In mathematical terms, for a function in the form of \(y = a \sin(bx + c)\), the amplitude is represented by the absolute value of \(a\). For example, in the given function \(y = 3 \sin(2x - \frac{\pi}{2})\), the coefficient \(a\) is 3. Therefore, the amplitude is \(|3|\), which is simply 3.

Here's why it matters:

• It indicates how much the function will stretch or shrink vertically.
• An amplitude of 3 means each peak of the wave reaches a height of 3 units above the middle line.

Understanding amplitude helps you sketch the graph accurately, as it shows the extent of the wave's oscillation.

The period of a trigonometric function refers to the horizontal length it takes for the function to complete one full cycle. It's significant because it indicates how "stretched" or "compressed" the wave is along the x-axis.

For a sine function in the generic form \(y = a \sin(bx + c)\), the period can be calculated as \(\frac{2\pi}{|b|}\). In our example, the function is \(y = 3 \sin(2x - \frac{\pi}{2})\), where \(b = 2\). As a result, the period is \(\frac{2\pi}{2} = \pi\).

Here's what a period of \(\pi\) means:

• The wave will repeat itself every \(\pi\) units along the x-axis.
• This knowledge helps in predicting the function's behavior and sketching it accurately over a given section.

Grasping this concept ensures you understand how often significant features of the wave like peaks and troughs occur.

Phase shift describes the horizontal movement of a trigonometric graph from its usual starting position. It's like sliding the entire wave to the left or right along the x-axis.

To find the phase shift in a sine function of the form \(y = a \sin(bx + c)\), we use the formula \(-\frac{c}{b}\).
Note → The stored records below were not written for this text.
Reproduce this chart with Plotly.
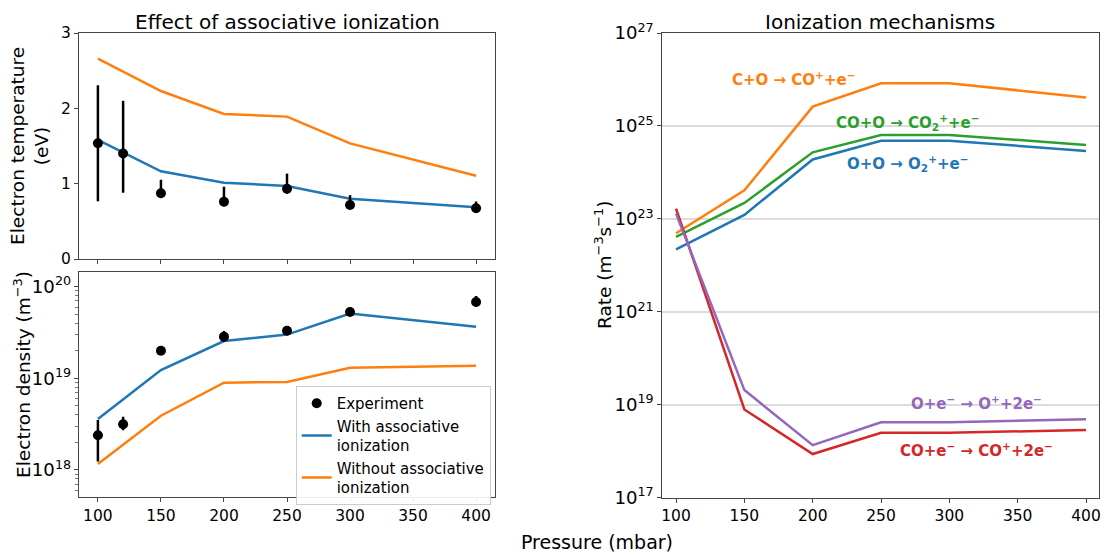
import plotly.graph_objects as go

# ---------------- data ----------------
pressure_model = [100, 150, 200, 250, 300, 400]
pressure_exp = [100, 120, 150, 200, 250, 300, 400]

te_with = [1.58, 1.164, 1.013, 0.97, 0.80, 0.686]
te_without = [2.66, 2.23, 1.925, 1.89, 1.535, 1.105]
te_exp = [1.536, 1.40, 0.872, 0.76, 0.933, 0.717, 0.673]
te_err_plus = [0.77, 0.70, 0.18, 0.20, 0.20, 0.13, 0.09]
te_err_minus = [0.77, 0.52, 0.06, 0.06, 0.07, 0.04, 0.05]

ne_with = [3.6e18, 1.23e19, 2.55e19, 3.0e19, 5.1e19, 3.65e19]
ne_without = [1.16e18, 3.9e18, 8.96e18, 9.1e18, 1.3e19, 1.37e19]
ne_exp = [2.39e18, 3.15e18, 2.0e19, 2.85e19, 3.3e19, 5.3e19, 6.8e19]
ne_err_plus = [1.12e18, 0.65e18, 0.1e19, 0.43e19, 0.2e19, 0.3e19, 1.1e19]
ne_err_minus = [1.16e18, 0.45e18, 0.1e19, 0.36e19, 0.2e19, 0.3e19, 0.8e19]

rate_C_O = [4.9e22, 4.1e23, 2.6e25, 8.3e25, 8.3e25, 4.1e25]
rate_CO_O = [4.1e22, 2.2e23, 2.7e24, 6.4e24, 6.4e24, 3.9e24]
rate_O_O = [2.2e22, 1.22e23, 1.9e24, 4.8e24, 4.8e24, 2.9e24]
rate_CO_e = [1.66e23, 7.9e18, 8.7e17, 2.5e18, 2.5e18, 2.86e18]
rate_O_e = [1.3e23, 2.07e19, 1.35e18, 4.2e18, 4.2e18, 4.85e18]

reaction_labels = [
    "<b>C+O → CO<sup>+</sup>+e<sup>−</sup></b>",
    "<b>CO+O → CO<sub>2</sub><sup>+</sup>+e<sup>−</sup></b>",
    "<b>O+O → O<sub>2</sub><sup>+</sup>+e<sup>−</sup></b>",
    "<b>O+e<sup>−</sup> → O<sup>+</sup>+2e<sup>−</sup></b>",
    "<b>CO+e<sup>−</sup> → CO<sup>+</sup>+2e<sup>−</sup></b>",
]
label_x = [185.6, 269.7, 269.7, 320, 320]
label_logy = [26.01, 25.07, 24.2, 19.04, 18.03]

BLUE = "#1f77b4"
ORANGE = "#ff7f0e"
GREEN = "#2ca02c"
RED = "#d62728"
PURPLE = "#9467bd"
LW = 2.5
FONT = "DejaVu Sans"

# page is 1112x557; the figure div sits 8px in from the page corner
W, H = 1112, 557
OFF = 8
FW, FH = W - OFF, H - OFF


def px(a):
    return (a - OFF) / FW


def py(b):
    return 1 - (b - OFF) / FH


def xd(a, b):
    return [px(a), px(b)]


def yd(top, bottom):
    return [py(bottom), py(top)]


fig = go.Figure()

# top-left: electron temperature
fig.add_trace(go.Scatter(x=pressure_model, y=te_without, mode="lines",
                         line=dict(color=ORANGE, width=LW), showlegend=False,
                         xaxis="x", yaxis="y"))
fig.add_trace(go.Scatter(x=pressure_model, y=te_with, mode="lines",
                         line=dict(color=BLUE, width=LW), showlegend=False,
                         xaxis="x", yaxis="y"))
fig.add_trace(go.Scatter(x=pressure_exp, y=te_exp, mode="markers",
                         marker=dict(color="black", size=10),
                         error_y=dict(type="data", symmetric=False, array=te_err_plus,
                                      arrayminus=te_err_minus, color="black",
                                      thickness=2.5, width=0),
                         showlegend=False, xaxis="x", yaxis="y"))

# bottom-left: electron density
fig.add_trace(go.Scatter(x=pressure_model, y=ne_with, mode="lines",
                         line=dict(color=BLUE, width=LW),
                         name="With associative<br>ionization", legendrank=2,
                         xaxis="x2", yaxis="y2"))
fig.add_trace(go.Scatter(x=pressure_model, y=ne_without, mode="lines",
                         line=dict(color=ORANGE, width=LW),
                         name="Without associative<br>ionization", legendrank=3,
                         xaxis="x2", yaxis="y2"))
fig.add_trace(go.Scatter(x=pressure_exp, y=ne_exp, mode="markers",
                         marker=dict(color="black", size=10),
                         error_y=dict(type="data", symmetric=False, array=ne_err_plus,
                                      arrayminus=ne_err_minus, color="black",
                                      thickness=2.5, width=0),
                         name="Experiment", legendrank=1,
                         xaxis="x2", yaxis="y2"))

# right: rates
for ys, col in [(rate_C_O, ORANGE), (rate_CO_O, GREEN), (rate_O_O, BLUE),
                (rate_CO_e, RED), (rate_O_e, PURPLE)]:
    fig.add_trace(go.Scatter(x=pressure_model, y=ys, mode="lines",
                             line=dict(color=col, width=LW), showlegend=False,
                             xaxis="x3", yaxis="y3"))

label_colors = [ORANGE, GREEN, BLUE, PURPLE, RED]
annotations = []
for txt, lx, ly, col in zip(reaction_labels, label_x, label_logy, label_colors):
    annotations.append(dict(text=txt, x=lx, y=ly, xref="x3", yref="y3",
                            showarrow=False, font=dict(family=FONT, size=15, color=col),
                            xanchor="center", yanchor="middle"))

# titles & axis labels
annotations += [
    dict(text="Effect of associative ionization", x=px(287), y=1.0, xref="paper",
         yref="paper", showarrow=False, font=dict(family=FONT, size=20, color="black"),
         xanchor="center", yanchor="top"),
    dict(text="Ionization mechanisms", x=px(880), y=1.0, xref="paper",
         yref="paper", showarrow=False, font=dict(family=FONT, size=20, color="black"),
         xanchor="center", yanchor="top"),
    dict(text="Electron temperature<br>(eV)", x=px(29), y=py(146), xref="paper",
         yref="paper", showarrow=False, textangle=-90,
         font=dict(family=FONT, size=18.5, color="black"), xanchor="center", yanchor="middle"),
    dict(text="Electron density (m<sup>−3</sup>)", x=px(22), y=py(375), xref="paper",
         yref="paper", showarrow=False, textangle=-90,
         font=dict(family=FONT, size=18.5, color="black"), xanchor="center", yanchor="middle"),
    dict(text="Rate (m<sup>−3</sup>s<sup>−1</sup>)", x=px(603), y=py(265), xref="paper",
         yref="paper", showarrow=False, textangle=-90,
         font=dict(family=FONT, size=18.5, color="black"), xanchor="center", yanchor="middle"),
    dict(text="Pressure (mbar)", x=px(597), y=py(542), xref="paper",
         yref="paper", showarrow=False,
         font=dict(family=FONT, size=19, color="black"), xanchor="center", yanchor="middle"),
]

axis_common = dict(showline=True, linecolor="#444", linewidth=1.2, mirror=True,
                   ticks="outside", ticklen=4, tickcolor="#444", tickwidth=1.2,
                   showgrid=False, zeroline=False, automargin=False,
                   tickfont=dict(family=FONT, size=15.5, color="black"))
log_common = {**axis_common, "tickfont": dict(family=FONT, size=14.5, color="black")}

fig.update_layout(
    width=FW, height=FH,
    margin=dict(l=0, r=0, t=0, b=0, pad=0, autoexpand=False),
    paper_bgcolor="white", plot_bgcolor="white",
    font=dict(family=FONT, color="black"),
    annotations=annotations,
    xaxis=dict(domain=xd(79, 495), range=[85, 415], tickvals=[100, 150, 200, 250, 300, 350, 400],
               showticklabels=False, anchor="y", **axis_common),
    yaxis=dict(domain=yd(33, 259), range=[0, 3], tickvals=[0, 1, 2, 3], anchor="x",
               **axis_common),
    xaxis2=dict(domain=xd(79, 495), range=[85, 415], tickvals=[100, 150, 200, 250, 300, 350, 400],
                anchor="y2", **axis_common),
    yaxis2=dict(domain=yd(271.7, 497.3), type="log", range=[17.70, 20.164], dtick=1,
                exponentformat="power", anchor="x2",
                minor=dict(ticks="outside", ticklen=2.5, tickcolor="#777", tickwidth=0.8,
                           dtick="D1", showgrid=False),
                **log_common),
    xaxis3=dict(domain=xd(661.7, 1099), range=[89.5, 409.5],
                tickvals=[100, 150, 200, 250, 300, 350, 400], anchor="y3", **axis_common),
    yaxis3=dict(domain=yd(33, 497.7), type="log", range=[17, 27], tick0=17, dtick=2,
                exponentformat="power", anchor="x3", **{**log_common, "showgrid": True},
                gridcolor="#dcdcdc", gridwidth=1.5),
    legend=dict(x=px(295.7), y=py(386), xanchor="left", yanchor="top",
                bgcolor="rgba(255,255,255,0.9)", bordercolor="#cccccc", borderwidth=1,
                font=dict(family=FONT, size=15, color="black"), tracegroupgap=2,
                itemwidth=30),
)

fig.write_html("out.html")
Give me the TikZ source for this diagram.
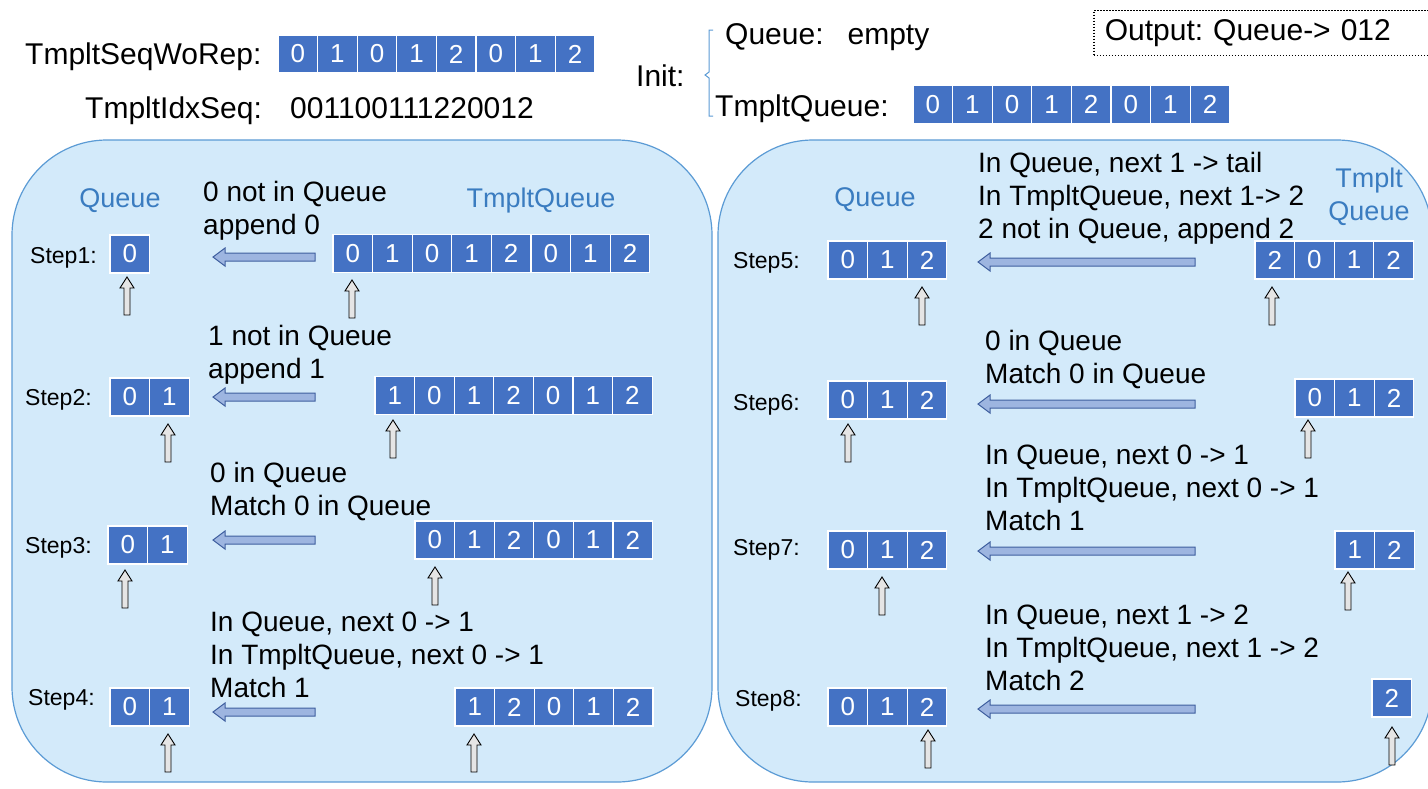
\documentclass[tikz,border=0pt]{standalone}
\usepackage{fontspec}
\setmainfont{Liberation Sans}
\definecolor{cellblue}{HTML}{4472C4}
\definecolor{panelblue}{HTML}{D3EAFA}
\definecolor{edgeblue}{HTML}{5B9BD5}
\definecolor{labelblue}{HTML}{3A7CC0}
\definecolor{arrowblue}{HTML}{9DB5E0}
\definecolor{arrowedge}{HTML}{3F5F9F}
\begin{document}
\begin{tikzpicture}
  [x=1pt,y=-1pt,
  cell/.style={fill=cellblue, draw=white, line width=1.2pt, text=white,
    minimum width=39.6pt, minimum height=38pt, inner sep=0pt,
    font=\fontsize{26}{26}\selectfont},
  head/.style={anchor=base west, inner sep=0pt, font=\fontsize{30}{30}\selectfont},
  note/.style={anchor=north west, align=left, inner sep=0pt,
    font=\fontsize{28}{33}\selectfont},
  steplabel/.style={anchor=base west, inner sep=0pt, font=\fontsize{23}{23}\selectfont},
  colname/.style={text=labelblue, align=center, inner sep=0pt,
    font=\fontsize{27}{33}\selectfont},
  panel/.style={fill=panelblue, draw=edgeblue, line width=1.2pt, rounded corners=95pt},
  pics/moveleft/.style={code={
    \draw[fill=arrowblue, draw=arrowedge, line width=1pt]
      (0,-4) -- (-#1+12,-4) -- (-#1+12,-9) -- (-#1,0) -- (-#1+12,9)
      -- (-#1+12,4) -- (0,4) -- cycle;}},
  pics/pointer/.style={code={
    \draw[fill=gray!20, line width=0.9pt]
      (-3,0) -- (-3,-27) -- (-7,-27) -- (0,-38) -- (7,-27) -- (3,-27)
      -- (3,0) -- cycle;}}]
  \useasboundingbox[fill=white] (0,0) rectangle (1428,788);
  %Kopf
  \node[head] (seqlabel) at (25,64) {TmpltSeqWoRep:};
  \foreach \v [count=\i from 0] in {0,1,0,1,2,0,1,2}
    \node[cell] (seq-\i) at ({297.8+\i*39.6},54) {\v};
  \node[head] (idxlabel) at (85,118) {TmpltIdxSeq:};
  \node[head] (idxseq) at (290,118) {001100111220012};
  \node[head] (init) at (636,86) {Init:};
  \draw[edgeblue, line width=1pt] (713,30) -- (709,30) -- (709,72) -- (705,75)
    -- (709,78) -- (709,116) -- (713,116);
  \node[head] (initqueue) at (725,44) {Queue:\hspace{24pt}empty};
  \node[head] (inittq) at (715,116) {TmpltQueue:};
  \foreach \v [count=\i from 0] in {0,1,0,1,2,0,1,2}
    \node[cell] (init-\i) at ({932.8+\i*39.6},104.5) {\v};
  \node[draw, dash pattern=on 1.6pt off 1.4pt, line width=1.6pt, anchor=west,
    minimum height=45pt, text width=330pt, align=left, inner xsep=11pt,
    font=\fontsize{30}{30}\selectfont] (output) at (1093,33) {Output:\ Queue-> 012};
  %linkes Feld
  \draw[panel] (12,140) rectangle (712,782);
  \node[colname] (lq) at (120,201) {Queue};
  \node[colname] (ltq) at (541,201) {TmpltQueue};
  %Step1
  \node[steplabel] (s1) at (30,263) {Step1:};
  \foreach \v [count=\i from 0] in {0}
    \node[cell] (q1-\i) at ({129.8+\i*39.6},254) {\v};
  \foreach \v [count=\i from 0] in {0,1,0,1,2,0,1,2}
    \node[cell] (t1-\i) at ({352.8+\i*39.6},253.5) {\v};
  \node[note] (n1) at (203,181) {0 not in Queue\\append 0};
  \pic at (315,257) {moveleft=102};
  \pic at (127,315) {pointer};
  \pic at (352,318) {pointer};
  %Step2
  \node[steplabel] (s2) at (25,405) {Step2:};
  \foreach \v [count=\i from 0] in {0,1}
    \node[cell] (q2-\i) at ({129.8+\i*39.6},397) {\v};
  \foreach \v [count=\i from 0] in {1,0,1,2,0,1,2}
    \node[cell] (t2-\i) at ({394.8+\i*39.6},395.5) {\v};
  \node[note] (n2) at (208,325) {1 not in Queue\\append 1};
  \pic at (315,397) {moveleft=102};
  \pic at (168,462) {pointer};
  \pic at (393,458) {pointer};
  %Step3
  \node[steplabel] (s3) at (25,553) {Step3:};
  \foreach \v [count=\i from 0] in {0,1}
    \node[cell] (q3-\i) at ({127.8+\i*39.6},545) {\v};
  \foreach \v [count=\i from 0] in {0,1,2,0,1,2}
    \node[cell] (t3-\i) at ({434.8+\i*39.6},540) {\v};
  \node[note] (n3) at (210,462) {0 in Queue\\Match 0 in Queue};
  \pic at (315,540) {moveleft=102};
  \pic at (125,608) {pointer};
  \pic at (435,605) {pointer};
  %Step4
  \node[steplabel] (s4) at (28,705) {Step4:};
  \foreach \v [count=\i from 0] in {0,1}
    \node[cell] (q4-\i) at ({129.8+\i*39.6},707) {\v};
  \foreach \v [count=\i from 0] in {1,2,0,1,2}
    \node[cell] (t4-\i) at ({474.8+\i*39.6},707) {\v};
  \node[note] (n4) at (210,612) {In Queue, next 0 -> 1\\In TmpltQueue, next 0 -> 1\\Match 1};
  \pic at (315,712) {moveleft=102};
  \pic at (168,772) {pointer};
  \pic at (474,772) {pointer};
  %rechtes Feld
  \draw[panel] (718,140) rectangle (1432,782);
  \node[colname] (rq) at (875,200) {Queue};
  \node[colname] (rtq) at (1369,197) {Tmplt\\Queue};
  %Step5
  \node[steplabel] (s5) at (733,268) {Step5:};
  \foreach \v [count=\i from 0] in {0,1,2}
    \node[cell] (q5-\i) at ({847.8+\i*39.6},260) {\v};
  \foreach \v [count=\i from 0] in {2,0,1,2}
    \node[cell] (t5-\i) at ({1274.8+\i*39.6},260) {\v};
  \node[note] (n5) at (978,152) {In Queue, next 1 -> tail\\In TmpltQueue, next 1-> 2\\2 not in Queue, append 2};
  \pic at (1195,262) {moveleft=217};
  \pic at (922,325) {pointer};
  \pic at (1272,325) {pointer};
  %Step6
  \node[steplabel] (s6) at (733,410) {Step6:};
  \foreach \v [count=\i from 0] in {0,1,2}
    \node[cell] (q6-\i) at ({847.8+\i*39.6},400) {\v};
  \foreach \v [count=\i from 0] in {0,1,2}
    \node[cell] (t6-\i) at ({1314.8+\i*39.6},398) {\v};
  \node[note] (n6) at (985,330) {0 in Queue\\Match 0 in Queue};
  \pic at (1195,404) {moveleft=217};
  \pic at (848,462) {pointer};
  \pic at (1308,458) {pointer};
  %Step7
  \node[steplabel] (s7) at (733,555) {Step7:};
  \foreach \v [count=\i from 0] in {0,1,2}
    \node[cell] (q7-\i) at ({847.8+\i*39.6},550) {\v};
  \foreach \v [count=\i from 0] in {1,2}
    \node[cell] (t7-\i) at ({1354.8+\i*39.6},550) {\v};
  \node[note] (n7) at (985,445) {In Queue, next 0 -> 1\\In TmpltQueue, next 0 -> 1\\Match 1};
  \pic at (1195,551) {moveleft=217};
  \pic at (882,615) {pointer};
  \pic at (1348,610) {pointer};
  %Step8
  \node[steplabel] (s8) at (735,706) {Step8:};
  \foreach \v [count=\i from 0] in {0,1,2}
    \node[cell] (q8-\i) at ({847.8+\i*39.6},707) {\v};
  \foreach \v [count=\i from 0] in {2}
    \node[cell] (t8-\i) at ({1391.8+\i*39.6},698) {\v};
  \node[note] (n8) at (985,605) {In Queue, next 1 -> 2\\In TmpltQueue, next 1 -> 2\\Match 2};
  \pic at (1195,709) {moveleft=217};
  \pic at (928,768) {pointer};
  \pic at (1392,765) {pointer};
\end{tikzpicture}
\end{document}
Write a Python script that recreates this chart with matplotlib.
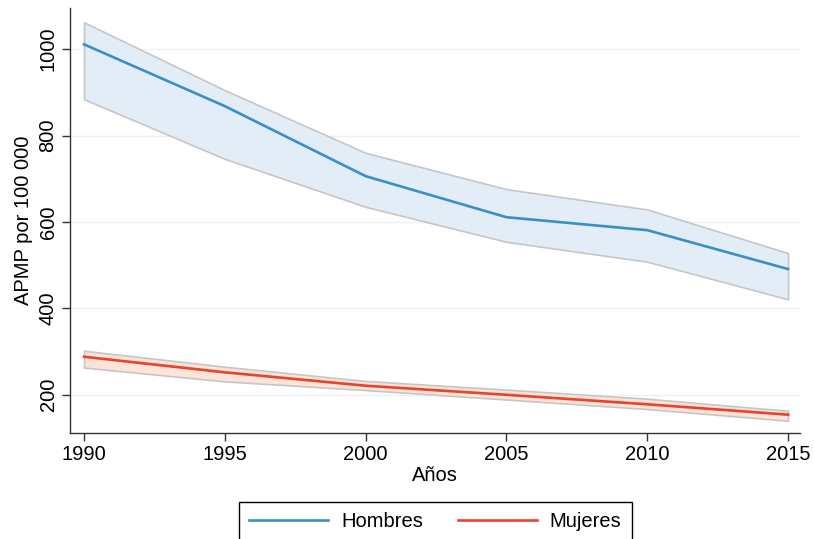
import matplotlib

matplotlib.use("Agg")

import matplotlib.pyplot as plt

plt.rcParams["font.family"] = ["Liberation Sans", "DejaVu Sans"]

years = [1990, 1995, 2000, 2005, 2010, 2015]

hombres = [1011, 868, 706, 611, 581, 491]
hombres_lo = [884, 746, 635, 554, 508, 421]
hombres_hi = [1062, 905, 760, 676, 629, 528]

mujeres = [288, 252, 221, 200, 178, 154]
mujeres_lo = [263, 231, 211, 189, 167, 140]
mujeres_hi = [302, 265, 232, 212, 191, 163]

yticks = [200, 400, 600, 800, 1000]

BLUE = "#3a8fc6"
BLUE_FILL = "#e3edf7"
RED = "#e8432d"
RED_FILL = "#fde3d8"
BAND_EDGE = "#c6c6c6"
GRID = "#eaf2f2"
FS = 14.5

fig = plt.figure(figsize=(8.14, 5.39), dpi=100)
ax = fig.add_axes([0.086, 0.197, 0.897, 0.788])

for lo, hi, fill in [(hombres_lo, hombres_hi, BLUE_FILL), (mujeres_lo, mujeres_hi, RED_FILL)]:
    ax.fill_between(years, lo, hi, facecolor=fill, edgecolor=BAND_EDGE, linewidth=1.2, zorder=2)

ax.plot(years, hombres, color=BLUE, linewidth=1.9, label="Hombres", zorder=3)
ax.plot(years, mujeres, color=RED, linewidth=1.9, label="Mujeres", zorder=3)

ax.set_xlim(1989.5, 2015.43)
ax.set_ylim(112, 1095)
ax.set_xticks(years)
ax.set_yticks(yticks)
ax.set_yticklabels([str(v) for v in yticks], rotation=90, va="center")
ax.tick_params(axis="both", labelsize=FS, length=6, width=1.0, color="#333333", pad=3)
ax.grid(axis="y", color=GRID, linewidth=1.0, zorder=0)
ax.set_axisbelow(True)

for side in ("top", "right"):
    ax.spines[side].set_visible(False)
for side in ("left", "bottom"):
    ax.spines[side].set_color("#333333")
    ax.spines[side].set_linewidth(1.0)

ax.set_xlabel("Años", fontsize=FS, labelpad=1)
ax.set_ylabel("APMP por 100 000", fontsize=FS, labelpad=4)

# legend box sits at the bottom edge, partly clipped by the canvas
fig.legend(
    loc="upper center",
    bbox_to_anchor=(0.535, 0.068),
    ncol=2,
    fontsize=FS,
    frameon=True,
    fancybox=False,
    edgecolor="black",
    framealpha=1.0,
    handlelength=3.9,
    handletextpad=0.65,
    columnspacing=1.75,
    borderpad=0.5,
    borderaxespad=0.0,
)

fig.savefig("out.png", dpi=100)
In the function \(y = 3 \sin(2x - \frac{\pi}{2})\), \(c\) is \(-\frac{\pi}{2}\) and \(b\) is 2. Thus, the phase shift is \(-\frac{-\frac{\pi}{2}}{2} = \frac{\pi}{4}\).

Considerations for phase shift:

• A positive phase shift value moves the graph to the right.
• In this example, since the phase shift is \(\frac{\pi}{4}\), the entire wave moves \(\frac{\pi}{4}\) units to the right.

This shift can alter where you start plotting the function on a graph, impacting the positioning of all future peaks and troughs.